To actually do this. All you really need is keyboard. Something small like this. Gut the pedal and the keyboard. You might even be able to fit the keyboard inside the pedal with the USB cable to replace the audio wire. The pedal probably has 3 leads, + & - and the resistor lead. Just find the + and - leads through trial and error (only 6 possible choices). Wire one of the keys to the leads in the pedal. When you press the pedal and close the circuit... keypress!

Answer 4

As you discovered, this pedal is just a momentary switch.

You need a midi "head" device to read the switch state and convert to midi; a way to plug that head unit into your computer; and then software to make use of the midi input.

Alternatively, you can look into devices which convert to joystick inputs. People who make cockpit simulators use real switches to interface with their sim software. If you go this route, you would use a simple joystick-to-midi driver and then again, software suitable for use with the inputs.

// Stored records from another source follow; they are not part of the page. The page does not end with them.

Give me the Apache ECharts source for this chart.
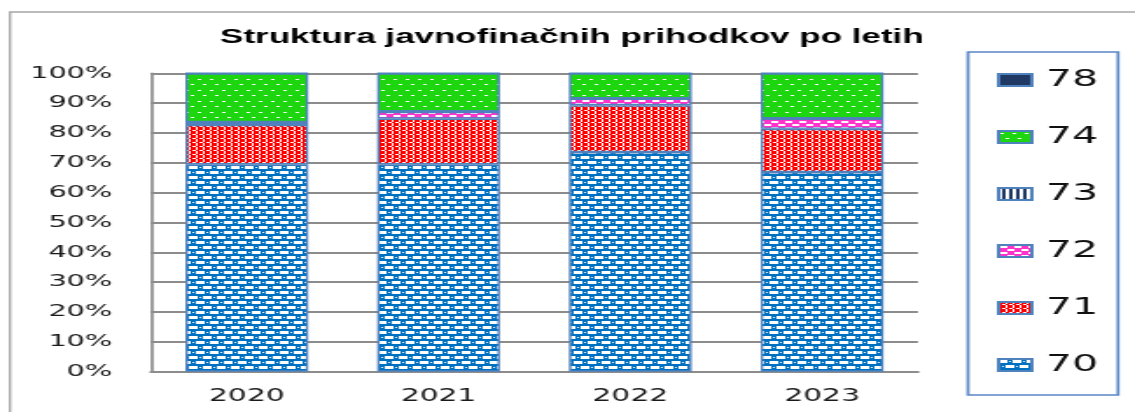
<!DOCTYPE html>
<html>
<head>
<meta charset="utf-8">
<script src="https://cdn.jsdelivr.net/npm/echarts@6/dist/echarts.min.js"></script>
<style>
  html, body { margin: 0; padding: 0; background: #fff; overflow: hidden; }
  /* the original picture is stretched sideways, so the chart is drawn narrow and scaled */
  #myCharts { width: 649px; height: 412px; transform: scaleX(1.74884); transform-origin: 0 0; }
</style>
</head>
<body>
<div id="myCharts"></div>
<script>
var years = ["2020", "2021", "2022", "2023"];
var s70 = [69.5, 69.5, 73.6, 66.9];
var s71 = [13.2, 15.3, 15.7, 14.5];
var s72 = [0.8, 2.3, 2.2, 3.4];
var s73 = [0.1, 0.1, 0.1, 0.1];
var s74 = [16.4, 12.8, 8.4, 15.1];
var s78 = [0, 0, 0, 0];
var legendOrder = ["78", "74", "73", "72", "71", "70"];

function tile(w, h, bg, fg, rects) {
  var c = document.createElement("canvas");
  c.width = w;
  c.height = h;
  var ctx = c.getContext("2d");
  ctx.fillStyle = bg;
  ctx.fillRect(0, 0, w, h);
  ctx.fillStyle = fg;
  rects.forEach(function(r) {
    ctx.fillRect(r[0], r[1], r[2], r[3]);
  });
  return { image: c, repeat: "repeat" };
}

var fill70 = tile(8, 10, "#0070c0", "#ffffff", [[0, 1, 5, 3], [6, 2, 1, 1], [4, 6, 4, 3], [0, 6, 1, 3], [2, 7, 1, 1]]);
var fill71 = tile(4, 4, "#ff0000", "#ffffff", [[0, 0, 1, 2], [2, 2, 2, 1], [0, 3, 1, 1]]);
var fill72 = tile(8, 6, "#ff33cc", "#ffffff", [[1, 1, 4, 2], [5, 4, 3, 2], [0, 4, 1, 2]]);
var fill73 = tile(4, 1, "#ffffff", "#1f3864", [[2, 0, 2, 1]]);
var fill74 = tile(7, 11, "#1ed60f", "#ffffff", [[1, 2, 2, 1], [4, 7, 2, 1]]);
var fill78 = "#1f3864";

function bar(name, data, fill) {
  return {
    name: name,
    type: "bar",
    stack: "all",
    barWidth: "64%",
    data: data,
    itemStyle: {
      color: fill,
      borderColor: "#4f81bd",
      borderWidth: 1.4
    }
  };
}

let myChart = echarts.init(document.getElementById("myCharts"));
const option = {
  animation: false,
  title: {
    text: "Struktura javnofinačnih prihodkov po letih",
    left: 327,
    top: 27,
    padding: 0,
    textAlign: "center",
    textStyle: {
      fontFamily: "Liberation Sans",
      fontWeight: "bold",
      fontSize: 20,
      color: "#000000"
    }
  },
  grid: {
    left: 86.3,
    right: 124.1,
    top: 73.3,
    bottom: 40.3,
    containLabel: false
  },
  legend: {
    orient: "vertical",
    left: 570,
    top: 68,
    padding: 0,
    data: legendOrder,
    icon: "rect",
    itemWidth: 19,
    itemHeight: 12,
    itemGap: 33,
    textStyle: {
      fontFamily: "DejaVu Sans",
      fontSize: 23.5,
      lineHeight: 24,
      color: "#111111",
      padding: [0, 0, 0, 3]
    }
  },
  graphic: [
    {
      type: "rect",
      shape: { x: 5.7, y: 12, width: 700, height: 500 },
      style: { fill: "none", stroke: "#a6a6a6", lineWidth: 1.4 },
      silent: true
    },
    {
      type: "rect",
      shape: { x: 553.5, y: 52, width: 85.8, height: 343 },
      style: { fill: "none", stroke: "#5b87c5", lineWidth: 1.7 },
      silent: true
    }
  ],
  xAxis: {
    type: "category",
    data: years,
    axisLine: { lineStyle: { color: "#8c8c8c", width: 2 } },
    axisTick: { show: false },
    axisLabel: {
      margin: 16,
      fontFamily: "DejaVu Sans",
      fontSize: 17,
      color: "#1a1a1a"
    }
  },
  yAxis: {
    type: "value",
    min: 0,
    max: 100,
    interval: 10,
    axisLine: { show: true, lineStyle: { color: "#8c8c8c", width: 1.7 } },
    axisTick: { show: false },
    splitLine: { lineStyle: { color: "#8c8c8c", width: 2 } },
    axisLabel: {
      margin: 22,
      formatter: "{value}%",
      fontFamily: "DejaVu Sans",
      fontSize: 16.5,
      color: "#1a1a1a"
    }
  },
  series: [
    bar("70", s70, fill70),
    bar("71", s71, fill71),
    bar("72", s72, fill72),
    bar("73", s73, fill73),
    bar("74", s74, fill74),
    bar("78", s78, fill78)
  ]
};
myChart.setOption(option);
</script>
</body>
</html>
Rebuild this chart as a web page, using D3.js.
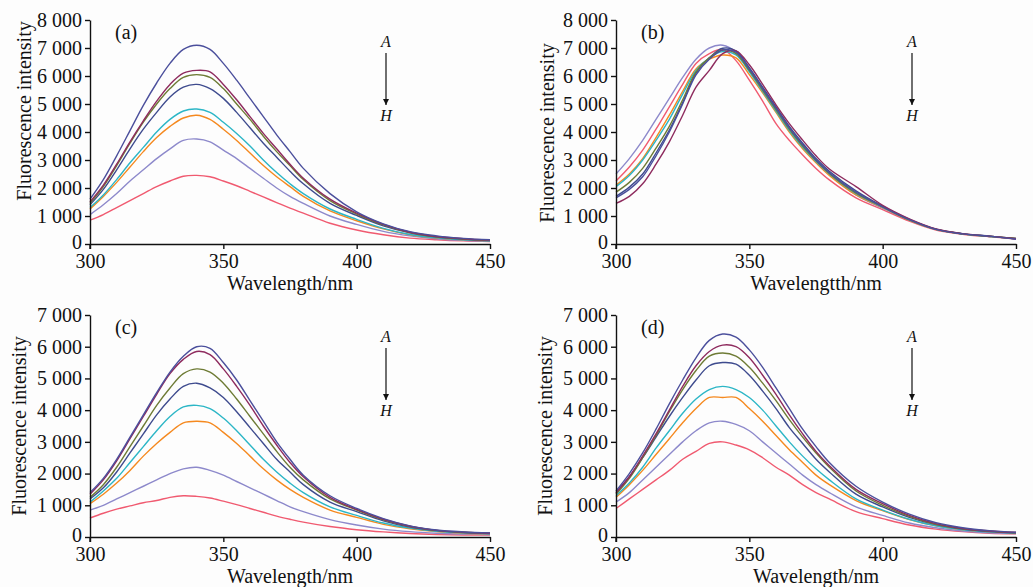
<!DOCTYPE html>
<html>
<head>
<meta charset="utf-8">
<script src="https://cdn.jsdelivr.net/npm/d3@7"></script>
<style>
  body { margin: 0; background: #fdfdfd; }
  svg { font-family: "Liberation Serif", "Times New Roman", serif; }
</style>
</head>
<body>
<svg width="1033" height="587"></svg>
<script>
// fluorescence spectra, curves A..H in four panels

var wavelengths = [300,305,310,315,320,325,330,335,340,345,350,355,360,365,370,375,380,390,400,410,420,430,440,450];
var seriesNames = ["A","B","C","D","E","F","G","H"];
var colors = ["#4b4f9c","#8e2b5e","#6e7b35","#3e4b8e","#2cb6c6","#f5891f","#8d89cb","#f05a70"];

var panelA = [
  [1600,2300,3150,4050,4950,5750,6450,6950,7100,6950,6450,5850,5200,4550,3900,3300,2700,1800,1150,720,440,290,200,150],
  [1500,2100,2850,3650,4400,5100,5700,6100,6200,6150,5700,5150,4550,3950,3400,2850,2350,1600,1100,700,420,270,190,140],
  [1450,2050,2800,3600,4350,5000,5550,5950,6050,5950,5550,5000,4450,3850,3300,2800,2300,1550,1070,680,410,260,180,130],
  [1400,1950,2650,3400,4100,4700,5250,5600,5700,5550,5200,4700,4150,3600,3100,2600,2150,1450,1020,650,400,250,170,120],
  [1300,1750,2300,2900,3450,4000,4450,4750,4820,4700,4350,3950,3500,3000,2550,2150,1800,1250,880,560,340,220,150,110],
  [1250,1700,2200,2750,3300,3800,4200,4500,4600,4450,4100,3700,3250,2800,2400,2050,1700,1180,830,540,330,210,150,110],
  [1050,1400,1800,2250,2650,3050,3400,3700,3750,3650,3350,3050,2700,2350,2000,1700,1450,1000,700,450,290,190,130,100],
  [850,1050,1300,1550,1800,2050,2250,2420,2450,2400,2250,2080,1880,1680,1480,1280,1100,740,500,330,210,150,110,90]
];
var panelB = [
  [1650,1950,2400,3150,4000,5000,6040,6600,6930,6850,6250,5550,4850,4150,3550,3000,2550,1850,1330,870,520,360,280,170],
  [1450,1700,2150,2850,3650,4600,5600,6200,6800,6900,6400,5700,4970,4300,3710,3150,2680,2050,1380,900,540,370,280,190],
  [1850,2200,2700,3420,4200,5150,6150,6650,6930,6800,6200,5500,4800,4100,3500,2980,2520,1820,1330,860,520,360,280,200],
  [1700,2030,2500,3250,4070,5050,6100,6650,6990,6900,6300,5600,4900,4200,3600,3050,2600,1900,1350,880,530,370,280,200],
  [2050,2450,3000,3700,4450,5350,6200,6650,6870,6750,6150,5450,4750,4050,3450,2950,2500,1800,1320,860,520,360,270,190],
  [2100,2500,3050,3800,4600,5450,6250,6600,6750,6650,6050,5400,4700,4000,3400,2900,2450,1750,1300,850,520,360,270,190],
  [2500,3050,3700,4450,5200,5950,6600,7000,7100,6850,6200,5550,4850,4150,3500,2950,2500,1750,1280,850,520,360,270,190],
  [2250,2750,3350,4100,4900,5700,6450,6800,6950,6550,5850,5100,4300,3700,3180,2700,2290,1650,1230,820,500,350,260,180]
];
var panelC = [
  [1400,1850,2450,3150,3850,4550,5200,5700,6000,5950,5500,4950,4300,3650,3000,2450,1950,1300,900,580,350,220,160,130],
  [1350,1800,2400,3100,3800,4500,5150,5600,5850,5750,5300,4750,4150,3500,2900,2350,1900,1250,870,560,340,210,150,120],
  [1250,1650,2200,2850,3500,4150,4700,5150,5300,5200,4850,4350,3800,3250,2700,2200,1800,1200,850,540,330,210,150,120],
  [1200,1550,2050,2650,3250,3850,4350,4750,4850,4700,4400,3950,3450,2950,2450,2050,1650,1100,800,510,310,200,140,110],
  [1100,1450,1850,2350,2850,3350,3800,4100,4150,4050,3750,3350,2900,2450,2050,1700,1400,950,680,440,280,180,130,100],
  [1050,1350,1700,2100,2550,2950,3300,3600,3650,3600,3300,2950,2550,2150,1800,1500,1250,850,620,400,260,170,120,100],
  [850,1000,1200,1400,1600,1800,2000,2150,2200,2100,1950,1750,1550,1350,1150,950,800,550,380,250,170,120,90,80],
  [600,750,880,980,1080,1150,1250,1300,1280,1230,1130,1020,900,780,660,560,470,330,230,160,110,80,65,60]
];
var panelD = [
  [1450,2000,2650,3400,4200,4950,5650,6200,6400,6300,5900,5350,4700,4050,3400,2850,2350,1600,1100,720,450,290,200,150],
  [1400,1900,2550,3250,4000,4750,5400,5850,6050,6000,5650,5100,4500,3850,3250,2700,2250,1500,1050,680,420,270,190,140],
  [1350,1850,2500,3200,3950,4650,5250,5700,5800,5700,5350,4850,4300,3700,3150,2650,2200,1450,1000,650,400,260,180,130],
  [1400,1900,2500,3150,3800,4400,4950,5400,5500,5450,5100,4600,4050,3450,2950,2450,2050,1350,950,620,390,250,170,130],
  [1300,1700,2200,2800,3350,3900,4350,4650,4750,4650,4400,4000,3500,3000,2550,2150,1800,1200,850,560,350,230,160,120],
  [1250,1650,2100,2600,3100,3600,4050,4400,4400,4400,4050,3650,3200,2750,2350,1950,1650,1150,830,550,350,230,170,140],
  [1100,1400,1800,2200,2600,3000,3350,3600,3650,3550,3350,3000,2650,2300,1950,1650,1400,950,680,440,290,190,130,110],
  [900,1200,1500,1800,2100,2450,2700,2950,3000,2900,2750,2500,2200,1950,1650,1400,1200,800,580,380,250,170,120,100]
];

var xTicks = [300,350,400,450];

var panels = [
  {label:"(a)", data:panelA, x0:90,  x1:490,  top:20,  bottom:244, yMax:8000, xTitle:"Wavelength/nm",  yTitleX:24,  yTitleY:111},
  {label:"(b)", data:panelB, x0:616, x1:1016, top:20,  bottom:244, yMax:8000, xTitle:"Wavelengtth/nm", yTitleX:547, yTitleY:133},
  {label:"(c)", data:panelC, x0:90,  x1:490,  top:315, bottom:537, yMax:7000, xTitle:"Wavelength/nm",  yTitleX:19,  yTitleY:426},
  {label:"(d)", data:panelD, x0:616, x1:1016, top:315, bottom:537, yMax:7000, xTitle:"Wavelength/nm",  yTitleX:545, yTitleY:426}
];

var svg = d3.select("svg");

var fmt = d => d === 0 ? "0" : d3.format(",")(d).replace(",", " ");

svg.append("defs").append("marker")
    .attr("id", "head")
    .attr("viewBox", "0 0 10 10")
    .attr("refX", 10).attr("refY", 5)
    .attr("markerWidth", 4.5).attr("markerHeight", 4.5)
    .attr("orient", "auto")
  .append("path")
    .attr("d", "M0,0L10,5L0,10Z")
    .attr("fill", "#111");

panels.forEach(p => {
  var g = svg.append("g");

  var xScale = d3.scaleLinear().domain([300, 450]).range([p.x0, p.x1]);
  var yScale = d3.scaleLinear().domain([0, p.yMax]).range([p.bottom, p.top]);

  var line = d3.line()
      .x((d, i) => xScale(wavelengths[i]))
      .y(d => yScale(d))
      .curve(d3.curveCatmullRom);

  // draw H first so A ends up on top
  g.selectAll("path.curve")
    .data(p.data.slice().reverse())
    .enter()
    .append("path")
      .attr("class", "curve")
      .attr("d", line)
      .attr("fill", "none")
      .attr("stroke", (d, i) => colors[p.data.length - 1 - i])
      .attr("stroke-width", 1.4);

  var xAxis = g.append("g")
      .attr("transform", "translate(0," + p.bottom + ")")
      .call(d3.axisBottom(xScale).tickValues(xTicks).tickSizeInner(5).tickSizeOuter(0).tickPadding(5));

  var yAxis = g.append("g")
      .attr("transform", "translate(" + p.x0 + ",0)")
      .call(d3.axisLeft(yScale).ticks(p.yMax / 1000).tickFormat(fmt).tickSizeInner(5).tickSizeOuter(0).tickPadding(3));

  [xAxis, yAxis].forEach(a => {
    a.selectAll("path, line").attr("stroke", "#111").attr("stroke-width", 1.4);
    a.selectAll("text")
      .attr("fill", "#111")
      .style("font-family", "'Liberation Serif', 'Times New Roman', serif")
      .style("font-size", "20px");
  });
  // keep the "0" label clear of the "300" below it
  yAxis.selectAll(".tick text").filter(d => d === 0).attr("dy", "0.2em");

  // little overhang of the y axis below the x axis
  g.append("line")
      .attr("x1", p.x0).attr("x2", p.x0)
      .attr("y1", p.bottom).attr("y2", p.bottom + 5)
      .attr("stroke", "#111").attr("stroke-width", 1.4);

  g.append("text")
      .attr("x", (p.x0 + p.x1) / 2)
      .attr("y", p.bottom + 46)
      .attr("text-anchor", "middle")
      .style("font-size", "20px")
      .attr("fill", "#111")
      .text(p.xTitle);

  g.append("text")
      .attr("transform", "translate(" + p.yTitleX + "," + p.yTitleY + ") rotate(-90)")
      .attr("dy", "0.35em")
      .attr("text-anchor", "middle")
      .style("font-size", "20px")
      .attr("fill", "#111")
      .text("Fluorescence intensity");

  g.append("text")
      .attr("x", p.x0 + 25)
      .attr("y", p.top + 19)
      .style("font-size", "20px")
      .attr("fill", "#111")
      .text(p.label);

  // A -> H arrow
  var ax = p.x0 + 296;
  g.append("text")
      .attr("x", ax).attr("y", p.top + 27)
      .attr("text-anchor", "middle")
      .style("font-size", "16px").style("font-style", "italic")
      .attr("fill", "#111")
      .text(seriesNames[0]);
  g.append("line")
      .attr("x1", ax).attr("x2", ax)
      .attr("y1", p.top + 33).attr("y2", p.top + 85)
      .attr("stroke", "#333").attr("stroke-width", 1.4)
      .attr("marker-end", "url(#head)");
  g.append("text")
      .attr("x", ax).attr("y", p.top + 101)
      .attr("text-anchor", "middle")
      .style("font-size", "16px").style("font-style", "italic")
      .attr("fill", "#111")
      .text(seriesNames[seriesNames.length - 1]);
});
</script>
</body>
</html>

Note that you can get a 10$ gamepad and hack leads onto the circuit board and connect 1$ Radio Shack switches mounted on a board for a whole bank of foot pedals. You would use the joy-midi driver to route the signals to a DAW or Amp Simulator.

Usually, for music interface and recording integration, you want a DAW application (Digital Audio Workstation).

There are also wah-wah pedal style audio intrerfaces which have ports for expression pedals. These are usually for guitar, but there is no reason you can't use them as general audio interfaces, and the midi signals can be routed to ANY function, so the rocker pedal can be used for e.g. crossfade, volume, wah, toggle switch etc etc

Even with an appropriate device to get the button push to register on your PC, you cannot use Audacity for this. You can try the free "vsthost" and some VST effect proccessors (try "simuanalog" also free). The VSTHost is a host to load amp sims and can route midi and joystick input signals to any exposed function/button/dial on a VST application. It has a built-in recorder, and you can then edit the files with audacity.

Anything that generates voltage can be plugged into the microphone jack and generate a recordable signal so long as it doesn't set the computer on fire and even then...

So: to recap. You need to hack your two wires (1/4-1/8 inch cable stripped and soldered to a joypad) or otherwise get the signal onto the computer in joystick or midi form. Then you can translate that signal to anything that handles it. Joy2midi, Midi translator, midi2joy.